Pour une décision tardive et isolée retenant le critère de l’identité de spécialité : ayant relevé que la SCI, promoteur immobilier, était un professionnel de l’immobilier mais pas un professionnel de la construction, la cour d’appel a pu retenir que celle-ci devait être considérée comme un non-professionnel vis-à-vis du contrôleur technique en application de l’ancien art. L. 132-1 C. consom. Cass. civ. 3e, 4 février 2016 : pourvoi n° 14-29347 ; arrêt n° 159 ; Bull. civ. ; Cerclab n° 5484.

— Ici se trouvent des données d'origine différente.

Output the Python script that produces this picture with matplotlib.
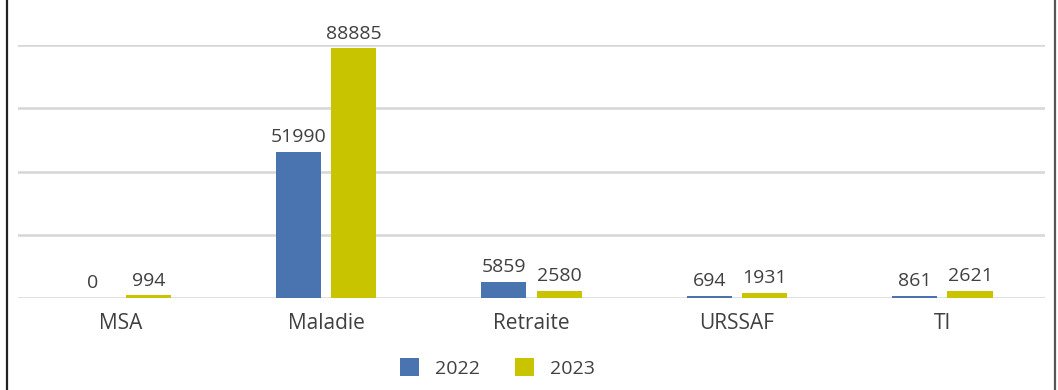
import numpy as np
import matplotlib.pyplot as plt
from matplotlib.lines import Line2D
from matplotlib.patches import Patch

categories = ["MSA", "Maladie", "Retraite", "URSSAF", "TI"]
values_2022 = [0, 51990, 5859, 694, 861]
values_2023 = [994, 88885, 2580, 1931, 2621]

col_2022 = "#4a74b0"
col_2023 = "#c8c400"
txt = "#404040"

plt.rcParams['font.family'] = ['Open Sans', 'DejaVu Sans']

fig = plt.figure(figsize=(10.58, 3.9), dpi=100)
ax = fig.add_axes([18/1058, 92/390, 1027/1058, 253/390])

x = np.arange(len(categories))
w = 0.22
off = 0.135

b1 = ax.bar(x - off, values_2022, w, color=col_2022, zorder=3)
b2 = ax.bar(x + off, values_2023, w, color=col_2023, zorder=3)

# value labels above bars
for bars in (b1, b2):
    for r in bars:
        ax.annotate(str(int(r.get_height())),
                    (r.get_x() + r.get_width()/2, r.get_height()),
                    xytext=(0, 4), textcoords="offset points",
                    ha="center", va="bottom", fontsize=14, color=txt)

ax.set_xlim(-0.5, len(categories) - 0.5)
ax.set_ylim(0, 90000)
ax.set_yticks(np.arange(0, 90001, 22500))
ax.yaxis.grid(True, color="#d6d6d6", linewidth=1.8, zorder=0)
ax.set_axisbelow(True)
ax.tick_params(axis="y", left=False, labelleft=False)
ax.tick_params(axis="x", bottom=False, pad=7)
ax.set_xticks(x)
ax.set_xticklabels(categories, fontsize=15, color=txt)
for s in ax.spines.values():
    s.set_visible(False)

legend_elements = [
    Patch(facecolor=col_2022, label="2022"),
    Patch(facecolor=col_2023, label="2023"),
]
fig.legend(handles=legend_elements, loc="center", ncol=2, frameon=False,
           bbox_to_anchor=(497/1058, 1 - 368/390), fontsize=14,
           handlelength=1.0, handleheight=1.0, columnspacing=1.8,
           labelcolor=txt)

# side borders of the image
fig.add_artist(Line2D([7/1058, 7/1058], [0, 1], color="#222222", lw=1.6,
                      transform=fig.transFigure))
fig.add_artist(Line2D([1055/1058, 1055/1058], [0, 1], color="#555555", lw=1.6,
                      transform=fig.transFigure))

fig.savefig("out.png", dpi=100)
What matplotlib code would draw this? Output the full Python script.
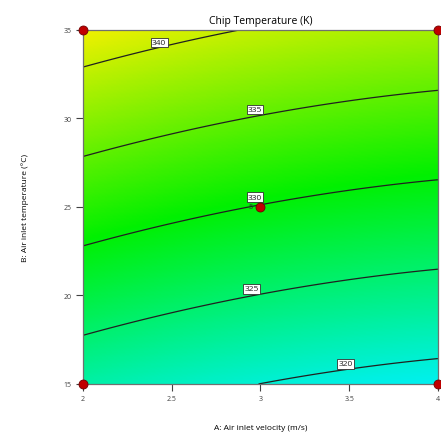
import numpy as np
import matplotlib
matplotlib.use("Agg")
import matplotlib.pyplot as plt
from matplotlib.colors import ListedColormap, Normalize, hsv_to_rgb

# Response surface model: T = c0 + c1*A + c2*A^2 + c3*B
coef = [314.73, -4.55, 0.45, 0.99]
contour_levels = [320, 325, 330, 335, 340]
label_A = [3.48, 2.95, 2.97, 2.97, 2.43]
label_B = [16.13, 20.37, 25.55, 30.5, 34.3]
design_A = [2, 4, 2, 4, 3]
design_B = [15, 15, 35, 35, 25]
center_count = "5"
x_ticks = [2, 2.5, 3, 3.5, 4]
x_tick_labels = ['2', '2.5', '3', '3.5', '4']
y_ticks = [15, 20, 25, 30, 35]

plt.rcParams['font.family'] = ['Open Sans', 'DejaVu Sans']

fig = plt.figure(figsize=(4.41, 4.35), dpi=100)
ax = fig.add_axes([0.188, 0.115, 0.805, 0.814])

A = np.linspace(2, 4, 300)
B = np.linspace(15, 35, 300)
AA, BB = np.meshgrid(A, B)
T = coef[0] + coef[1] * AA + coef[2] * AA**2 + coef[3] * BB

# hue colormap cyan -> green -> yellow
n = 256
h = np.linspace(180, 60, n) / 360.0
hsv = np.stack([h, np.ones(n), np.full(n, 0.94)], axis=1)
cmap = ListedColormap(hsv_to_rgb(hsv))
norm = Normalize(vmin=T.min(), vmax=T.max())

ax.pcolormesh(AA, BB, T, cmap=cmap, norm=norm, shading='auto')
cs = ax.contour(AA, BB, T, levels=contour_levels, colors='#202020', linewidths=0.9)
for lev, la, lb in zip(contour_levels, label_A, label_B):
    ax.text(la, lb, str(lev), fontsize=6, ha='center', va='center', color='#202020', zorder=4,
            bbox=dict(boxstyle='square,pad=0.15', fc='white', ec='#303030', lw=0.6))

ax.scatter(design_A, design_B, s=42, c='#c00000', edgecolors='#700000', linewidths=0.6,
           zorder=5, clip_on=False)
ax.text(design_A[-1] - 0.04, design_B[-1], center_count, fontsize=5.5,
        ha='right', va='center', color='#303030')

ax.set_xlim(2, 4)
ax.set_ylim(15, 35)
ax.set_xticks(x_ticks)
ax.set_xticklabels(x_tick_labels)
ax.set_yticks(y_ticks)
ax.tick_params(direction='out', length=5, width=0.8, labelsize=5, colors='#404040', pad=3)
for s in ax.spines.values():
    s.set_color('#707070')
    s.set_linewidth(0.9)

ax.set_title('Chip Temperature (K)', fontsize=7.5, pad=5)
ax.set_xlabel('A: Air inlet velocity (m/s)', fontsize=6, labelpad=16)
ax.set_ylabel('B: Air inlet temperature (°C)', fontsize=6, labelpad=25)

fig.savefig('out.png', dpi=100)
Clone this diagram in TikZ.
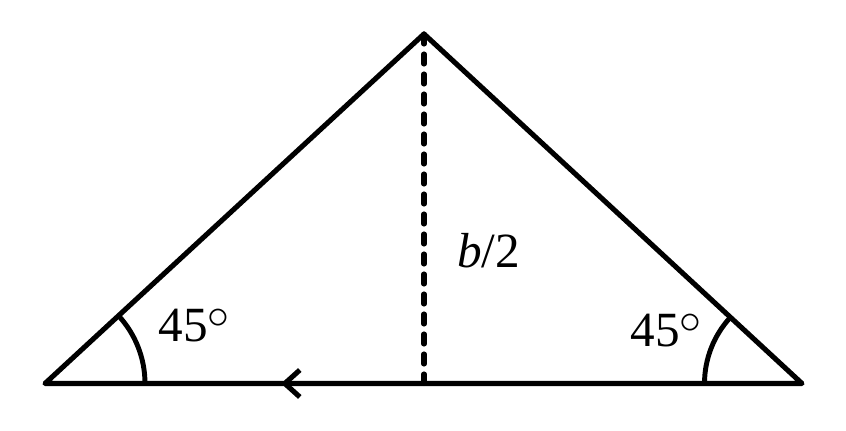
\documentclass[tikz,border=0pt]{standalone}
\usepackage{fontspec}
\setmainfont{Liberation Serif}
\usepackage{tkz-euclide}
\usetikzlibrary{arrows.meta}

\newcommand{\degsign}{\raisebox{0.26em}[0pt][0pt]{\fontsize{28}{28}\selectfont$\circ$}}

\begin{document}
\begin{tikzpicture}
    \useasboundingbox (0,0) rectangle (16.92,8.6);
    \tkzDefPoint(0.90,0.93){L}
    \tkzDefPoint(16.04,0.93){R}
    \tkzDefPoint(8.48,7.92){T}
    \tkzDefPoint(8.48,0.93){H}
    \tkzDefPoint(5.62,0.93){P}
    \tkzDrawPolygon[line width=2.9pt](L,R,T)
    \tkzDrawSegment[line width=2.9pt,dash pattern=on 0.2cm off 0.2cm](T,H)
    \tkzDrawSegment[line width=2.9pt,-{Straight Barb[length=3mm,width=5.4mm]}](H,P)
    \tkzMarkAngle[size=2,line width=2.8pt](R,L,T)
    \tkzMarkAngle[size=1.95,line width=2.8pt](T,R,L)
    \tkzLabelAngle[pos=3.2](R,L,T){\fontsize{28}{30}\selectfont 45\degsign}
    \tkzLabelAngle[pos=2.92](T,R,L){\fontsize{28}{30}\selectfont 45\degsign}
    \tkzLabelSegment[pos=0.62,right=0.5cm](T,H){\fontsize{28}{30}\selectfont\textit{b}/2}
  \end{tikzpicture}
\end{document}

B. CRITÈRES ALTERNATIFS : UTILISATION COMBINÉE

Rapport direct et besoins de l’activité. Cette combinaison a été adoptée à plusieurs reprises par la Cour de cassation dans le cadre de la protection contre les clauses abusives, pour estimer qu’un contrat conclu pour les besoins de l’activité a un rapport direct avec celle-ci : Cass. com. 13 mars 2001 : pourvoi n° 98-21912 ; arrêt n° 519 ; Cerclab n° 1923 (exclusion de la protection pour un contrat de crédit-bail d’un véhicule automobile et son assurance ; après avoir rappelé l’attendu classique sur le rapport direct, l’arrêt approuve l’exclusion de la protection par la cour d’appel dès lors que celle-ci avait relevé que le contrat avait été conclu pour les besoins de ses activités) - Cass. civ. 2e, 18 mars 2004 : pourvoi n° 03-10327 ; arrêt n° 446 ; Bull. civ. II, n° 136 ; Cerclab n° 1978 (chapeau rappelant le critère du rapport direct ; cassation pour fausse application de l’ancien art. L. 132-1 C. consom. de l’arrêt admettant l’application de ce texte, alors qu'il résultait de ses constatations que le contrat d'assurance était accessoire à des prêts professionnels souscrits pour les besoins de l'exploitation d'un fonds de commerce, ce dont il s'évinçait qu'ils ne relevaient pas de la législation sur les clauses abusives applicable aux consommateurs).